## Given exercise
Retype, word for word, the lines between the ones holding "Give me the matplotlib source for this chart." and "plt.rcParams['font.family'] = ['Liberation", inclusive; pictures stay out of the copy.

+++

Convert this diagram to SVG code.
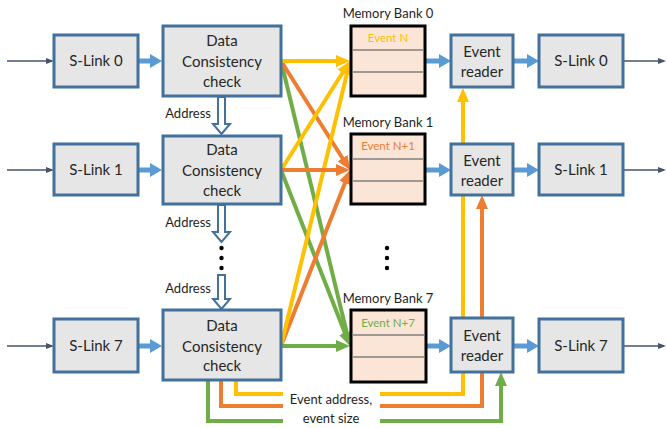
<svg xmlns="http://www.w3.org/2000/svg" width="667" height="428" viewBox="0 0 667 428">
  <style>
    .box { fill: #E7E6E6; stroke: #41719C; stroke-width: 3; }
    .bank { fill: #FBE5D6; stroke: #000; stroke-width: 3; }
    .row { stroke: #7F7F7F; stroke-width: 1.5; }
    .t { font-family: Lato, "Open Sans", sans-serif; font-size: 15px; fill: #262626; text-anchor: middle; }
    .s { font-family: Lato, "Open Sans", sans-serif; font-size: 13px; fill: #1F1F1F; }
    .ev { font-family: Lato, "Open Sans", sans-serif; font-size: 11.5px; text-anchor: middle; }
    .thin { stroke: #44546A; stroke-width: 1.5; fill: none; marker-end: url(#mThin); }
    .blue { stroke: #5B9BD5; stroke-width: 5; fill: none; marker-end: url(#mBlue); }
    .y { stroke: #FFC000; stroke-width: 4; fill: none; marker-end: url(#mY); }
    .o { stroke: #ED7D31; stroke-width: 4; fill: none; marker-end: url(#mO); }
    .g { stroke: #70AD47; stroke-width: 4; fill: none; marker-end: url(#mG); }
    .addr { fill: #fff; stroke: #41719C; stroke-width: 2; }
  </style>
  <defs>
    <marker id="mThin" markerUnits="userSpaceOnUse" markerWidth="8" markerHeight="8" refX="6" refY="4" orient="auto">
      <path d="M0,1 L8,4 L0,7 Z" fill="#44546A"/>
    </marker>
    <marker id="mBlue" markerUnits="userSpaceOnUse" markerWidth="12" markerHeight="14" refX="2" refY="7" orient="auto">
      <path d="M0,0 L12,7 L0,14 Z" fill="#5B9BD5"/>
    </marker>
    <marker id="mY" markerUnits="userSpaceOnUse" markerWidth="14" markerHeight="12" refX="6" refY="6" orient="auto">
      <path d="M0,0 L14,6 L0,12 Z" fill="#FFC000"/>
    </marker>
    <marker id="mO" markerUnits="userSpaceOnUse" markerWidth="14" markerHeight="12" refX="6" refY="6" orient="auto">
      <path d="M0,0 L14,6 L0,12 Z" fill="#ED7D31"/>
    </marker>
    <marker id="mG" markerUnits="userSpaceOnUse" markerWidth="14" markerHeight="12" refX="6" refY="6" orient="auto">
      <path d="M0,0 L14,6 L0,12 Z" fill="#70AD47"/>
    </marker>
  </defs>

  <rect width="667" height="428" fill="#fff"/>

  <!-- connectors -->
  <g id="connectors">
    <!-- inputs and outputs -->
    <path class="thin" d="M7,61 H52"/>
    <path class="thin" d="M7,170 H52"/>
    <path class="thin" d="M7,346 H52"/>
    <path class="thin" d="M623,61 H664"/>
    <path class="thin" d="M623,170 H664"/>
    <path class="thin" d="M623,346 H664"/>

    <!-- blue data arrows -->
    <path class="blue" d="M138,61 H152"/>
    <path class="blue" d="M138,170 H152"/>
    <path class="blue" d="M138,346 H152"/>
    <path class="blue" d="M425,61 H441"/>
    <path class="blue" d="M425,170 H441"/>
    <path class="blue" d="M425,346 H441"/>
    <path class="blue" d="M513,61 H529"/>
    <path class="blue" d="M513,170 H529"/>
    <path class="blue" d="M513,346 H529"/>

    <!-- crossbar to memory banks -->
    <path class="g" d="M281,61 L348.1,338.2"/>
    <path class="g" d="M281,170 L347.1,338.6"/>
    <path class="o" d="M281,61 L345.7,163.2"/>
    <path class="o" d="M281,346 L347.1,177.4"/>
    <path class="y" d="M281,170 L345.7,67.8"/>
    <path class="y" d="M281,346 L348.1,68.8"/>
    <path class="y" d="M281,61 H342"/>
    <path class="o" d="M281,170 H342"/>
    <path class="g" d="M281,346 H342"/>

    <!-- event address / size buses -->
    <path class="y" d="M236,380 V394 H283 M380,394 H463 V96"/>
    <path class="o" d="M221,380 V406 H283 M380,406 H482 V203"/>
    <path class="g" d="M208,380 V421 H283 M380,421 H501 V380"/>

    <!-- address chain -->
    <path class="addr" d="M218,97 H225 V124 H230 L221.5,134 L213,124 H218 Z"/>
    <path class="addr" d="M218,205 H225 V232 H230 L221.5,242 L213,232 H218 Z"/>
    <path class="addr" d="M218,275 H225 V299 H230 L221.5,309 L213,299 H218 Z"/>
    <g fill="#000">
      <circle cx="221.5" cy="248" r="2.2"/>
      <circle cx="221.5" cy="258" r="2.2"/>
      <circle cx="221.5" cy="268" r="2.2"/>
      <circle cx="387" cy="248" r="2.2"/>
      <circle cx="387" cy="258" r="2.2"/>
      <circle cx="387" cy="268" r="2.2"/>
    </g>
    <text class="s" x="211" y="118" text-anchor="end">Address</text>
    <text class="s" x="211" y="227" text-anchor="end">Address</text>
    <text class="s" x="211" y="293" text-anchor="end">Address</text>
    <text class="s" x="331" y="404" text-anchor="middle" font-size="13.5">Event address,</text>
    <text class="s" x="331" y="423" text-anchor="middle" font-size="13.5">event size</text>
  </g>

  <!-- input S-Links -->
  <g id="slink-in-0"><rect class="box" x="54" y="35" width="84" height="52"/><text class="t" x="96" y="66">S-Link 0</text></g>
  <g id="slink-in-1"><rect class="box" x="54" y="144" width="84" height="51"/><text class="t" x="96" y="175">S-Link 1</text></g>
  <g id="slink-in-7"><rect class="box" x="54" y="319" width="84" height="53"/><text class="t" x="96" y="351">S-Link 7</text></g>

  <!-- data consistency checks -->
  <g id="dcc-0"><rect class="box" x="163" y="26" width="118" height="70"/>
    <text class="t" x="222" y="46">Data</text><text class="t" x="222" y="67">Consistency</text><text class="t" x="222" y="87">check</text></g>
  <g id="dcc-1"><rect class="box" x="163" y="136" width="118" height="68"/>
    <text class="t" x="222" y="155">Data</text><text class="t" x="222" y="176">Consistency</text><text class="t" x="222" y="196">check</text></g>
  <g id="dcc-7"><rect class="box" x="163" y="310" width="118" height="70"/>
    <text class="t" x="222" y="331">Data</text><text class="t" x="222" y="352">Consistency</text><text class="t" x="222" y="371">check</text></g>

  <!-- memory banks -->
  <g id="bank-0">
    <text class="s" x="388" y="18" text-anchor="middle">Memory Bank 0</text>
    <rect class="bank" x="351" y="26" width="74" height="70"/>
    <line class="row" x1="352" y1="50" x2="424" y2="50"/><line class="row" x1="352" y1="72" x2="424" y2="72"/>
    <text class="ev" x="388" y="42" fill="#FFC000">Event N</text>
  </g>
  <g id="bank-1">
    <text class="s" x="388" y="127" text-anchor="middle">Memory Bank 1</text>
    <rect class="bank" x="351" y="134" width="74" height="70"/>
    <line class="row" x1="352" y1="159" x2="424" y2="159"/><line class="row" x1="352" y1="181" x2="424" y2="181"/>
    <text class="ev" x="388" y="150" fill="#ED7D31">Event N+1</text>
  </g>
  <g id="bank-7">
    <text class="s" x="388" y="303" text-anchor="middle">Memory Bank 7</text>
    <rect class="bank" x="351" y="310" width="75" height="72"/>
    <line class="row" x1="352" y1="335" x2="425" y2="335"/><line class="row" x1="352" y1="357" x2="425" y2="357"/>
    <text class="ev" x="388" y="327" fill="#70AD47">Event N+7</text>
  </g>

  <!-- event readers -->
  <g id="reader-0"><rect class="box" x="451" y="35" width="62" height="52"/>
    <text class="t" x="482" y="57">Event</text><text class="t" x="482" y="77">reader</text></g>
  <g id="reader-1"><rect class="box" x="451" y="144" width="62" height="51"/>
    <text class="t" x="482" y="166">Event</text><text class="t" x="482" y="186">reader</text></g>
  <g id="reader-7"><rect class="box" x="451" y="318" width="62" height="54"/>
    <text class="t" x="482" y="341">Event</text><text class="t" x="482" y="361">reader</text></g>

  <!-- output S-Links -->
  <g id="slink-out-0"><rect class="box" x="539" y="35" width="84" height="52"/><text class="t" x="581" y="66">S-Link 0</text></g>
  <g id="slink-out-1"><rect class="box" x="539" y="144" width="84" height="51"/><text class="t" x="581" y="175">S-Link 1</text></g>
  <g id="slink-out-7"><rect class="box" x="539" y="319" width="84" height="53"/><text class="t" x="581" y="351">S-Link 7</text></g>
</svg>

+++

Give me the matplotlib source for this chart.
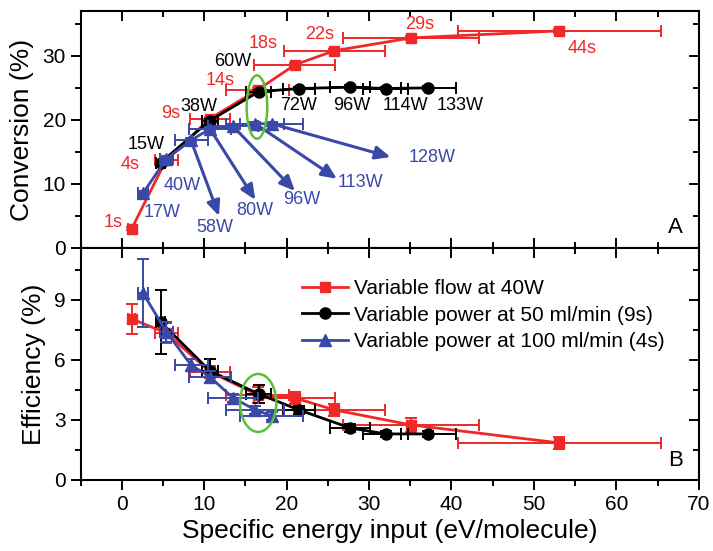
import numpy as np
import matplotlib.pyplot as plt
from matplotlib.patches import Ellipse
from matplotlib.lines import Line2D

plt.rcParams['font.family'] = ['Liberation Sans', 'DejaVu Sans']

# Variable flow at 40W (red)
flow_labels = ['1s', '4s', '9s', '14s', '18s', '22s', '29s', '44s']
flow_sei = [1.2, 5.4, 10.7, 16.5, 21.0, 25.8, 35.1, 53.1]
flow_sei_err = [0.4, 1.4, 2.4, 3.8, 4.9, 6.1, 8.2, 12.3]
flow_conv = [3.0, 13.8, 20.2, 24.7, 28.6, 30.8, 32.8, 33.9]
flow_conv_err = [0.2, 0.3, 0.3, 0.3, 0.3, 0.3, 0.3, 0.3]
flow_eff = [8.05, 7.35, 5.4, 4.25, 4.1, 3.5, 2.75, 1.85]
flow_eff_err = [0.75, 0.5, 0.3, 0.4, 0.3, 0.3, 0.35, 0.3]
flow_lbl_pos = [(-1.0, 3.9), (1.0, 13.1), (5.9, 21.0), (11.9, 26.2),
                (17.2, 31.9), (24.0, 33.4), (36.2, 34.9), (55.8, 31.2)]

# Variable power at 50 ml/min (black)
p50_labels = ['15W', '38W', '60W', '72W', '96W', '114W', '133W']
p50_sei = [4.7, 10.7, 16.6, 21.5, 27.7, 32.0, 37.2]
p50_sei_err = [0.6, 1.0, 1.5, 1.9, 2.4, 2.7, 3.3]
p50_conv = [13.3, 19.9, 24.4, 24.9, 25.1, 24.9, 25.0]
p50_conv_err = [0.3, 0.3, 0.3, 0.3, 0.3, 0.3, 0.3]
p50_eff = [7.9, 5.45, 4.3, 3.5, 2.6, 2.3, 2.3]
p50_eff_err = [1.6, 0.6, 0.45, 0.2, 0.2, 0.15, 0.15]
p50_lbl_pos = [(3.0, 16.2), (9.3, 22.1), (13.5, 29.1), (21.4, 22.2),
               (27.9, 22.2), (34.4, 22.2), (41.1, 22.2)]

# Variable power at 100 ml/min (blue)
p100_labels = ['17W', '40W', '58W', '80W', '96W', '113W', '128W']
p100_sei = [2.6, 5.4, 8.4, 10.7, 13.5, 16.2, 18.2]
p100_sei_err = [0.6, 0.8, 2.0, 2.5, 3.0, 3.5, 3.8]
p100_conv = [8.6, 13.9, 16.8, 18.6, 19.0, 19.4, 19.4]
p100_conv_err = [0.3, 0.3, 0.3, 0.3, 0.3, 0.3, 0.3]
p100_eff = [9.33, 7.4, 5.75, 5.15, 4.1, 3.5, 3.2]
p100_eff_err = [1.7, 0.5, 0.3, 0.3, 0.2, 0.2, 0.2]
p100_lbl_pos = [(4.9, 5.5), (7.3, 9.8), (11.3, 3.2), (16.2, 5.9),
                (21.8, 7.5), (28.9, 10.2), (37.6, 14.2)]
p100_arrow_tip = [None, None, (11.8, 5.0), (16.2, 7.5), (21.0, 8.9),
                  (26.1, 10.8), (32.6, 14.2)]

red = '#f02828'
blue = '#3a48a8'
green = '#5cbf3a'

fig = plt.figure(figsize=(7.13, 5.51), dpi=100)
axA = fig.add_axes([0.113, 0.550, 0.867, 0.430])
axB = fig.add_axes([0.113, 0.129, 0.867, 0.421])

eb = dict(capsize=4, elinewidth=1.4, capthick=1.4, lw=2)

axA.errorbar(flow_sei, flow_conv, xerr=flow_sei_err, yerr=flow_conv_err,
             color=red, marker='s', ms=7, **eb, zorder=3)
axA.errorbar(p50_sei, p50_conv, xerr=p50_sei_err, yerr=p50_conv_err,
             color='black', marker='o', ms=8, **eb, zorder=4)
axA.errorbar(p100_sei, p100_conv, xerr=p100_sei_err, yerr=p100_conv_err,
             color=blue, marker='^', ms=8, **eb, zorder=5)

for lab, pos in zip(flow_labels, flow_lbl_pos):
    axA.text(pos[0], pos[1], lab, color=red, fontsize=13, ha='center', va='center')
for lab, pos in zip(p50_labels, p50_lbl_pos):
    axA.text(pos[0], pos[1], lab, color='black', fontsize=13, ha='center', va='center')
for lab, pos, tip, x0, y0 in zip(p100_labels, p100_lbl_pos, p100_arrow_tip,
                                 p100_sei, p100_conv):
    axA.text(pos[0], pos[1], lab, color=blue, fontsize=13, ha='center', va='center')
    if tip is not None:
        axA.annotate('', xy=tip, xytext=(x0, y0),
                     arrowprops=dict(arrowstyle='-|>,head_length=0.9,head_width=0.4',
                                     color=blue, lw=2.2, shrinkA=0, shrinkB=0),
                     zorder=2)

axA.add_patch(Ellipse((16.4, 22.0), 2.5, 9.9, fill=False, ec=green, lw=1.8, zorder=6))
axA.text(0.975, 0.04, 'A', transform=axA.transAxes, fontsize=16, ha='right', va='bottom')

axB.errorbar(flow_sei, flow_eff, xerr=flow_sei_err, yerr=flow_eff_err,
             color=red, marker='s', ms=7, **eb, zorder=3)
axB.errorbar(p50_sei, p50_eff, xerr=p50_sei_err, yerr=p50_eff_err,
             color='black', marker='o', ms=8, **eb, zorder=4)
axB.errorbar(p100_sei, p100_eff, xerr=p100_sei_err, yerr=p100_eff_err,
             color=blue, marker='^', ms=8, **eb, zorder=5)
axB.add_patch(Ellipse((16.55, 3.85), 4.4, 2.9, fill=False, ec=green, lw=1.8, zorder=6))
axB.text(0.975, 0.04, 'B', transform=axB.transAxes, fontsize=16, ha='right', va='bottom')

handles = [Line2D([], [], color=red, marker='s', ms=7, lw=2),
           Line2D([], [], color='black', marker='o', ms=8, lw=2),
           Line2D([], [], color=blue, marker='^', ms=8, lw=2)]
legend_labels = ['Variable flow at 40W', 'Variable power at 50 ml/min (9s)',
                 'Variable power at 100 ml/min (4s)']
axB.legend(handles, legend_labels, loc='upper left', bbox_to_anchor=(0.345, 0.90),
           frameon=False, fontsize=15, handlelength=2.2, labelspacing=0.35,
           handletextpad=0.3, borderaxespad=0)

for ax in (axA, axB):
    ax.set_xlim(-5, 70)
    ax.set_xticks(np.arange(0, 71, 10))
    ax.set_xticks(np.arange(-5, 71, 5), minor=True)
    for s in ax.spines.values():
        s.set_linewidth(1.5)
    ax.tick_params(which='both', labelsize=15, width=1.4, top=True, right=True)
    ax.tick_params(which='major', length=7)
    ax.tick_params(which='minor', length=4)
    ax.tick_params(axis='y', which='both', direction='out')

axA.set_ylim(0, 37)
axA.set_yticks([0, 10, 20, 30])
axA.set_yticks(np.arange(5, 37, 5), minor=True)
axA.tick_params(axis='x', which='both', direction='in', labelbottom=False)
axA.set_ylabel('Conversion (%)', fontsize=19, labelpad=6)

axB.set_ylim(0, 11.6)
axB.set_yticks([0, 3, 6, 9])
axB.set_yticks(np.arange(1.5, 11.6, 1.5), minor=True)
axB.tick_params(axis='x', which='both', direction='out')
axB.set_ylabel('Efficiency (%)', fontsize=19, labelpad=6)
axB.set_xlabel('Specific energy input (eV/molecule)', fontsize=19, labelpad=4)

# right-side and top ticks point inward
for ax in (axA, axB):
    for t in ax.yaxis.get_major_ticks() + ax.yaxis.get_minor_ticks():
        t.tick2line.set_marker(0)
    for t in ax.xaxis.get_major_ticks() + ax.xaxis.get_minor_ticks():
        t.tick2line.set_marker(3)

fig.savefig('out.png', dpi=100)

+++

## Expected answer
Give me the matplotlib source for this chart.
import numpy as np
import matplotlib.pyplot as plt
from matplotlib.patches import Ellipse
from matplotlib.lines import Line2D

plt.rcParams['font.family'] = ['Liberation Sans', 'DejaVu Sans']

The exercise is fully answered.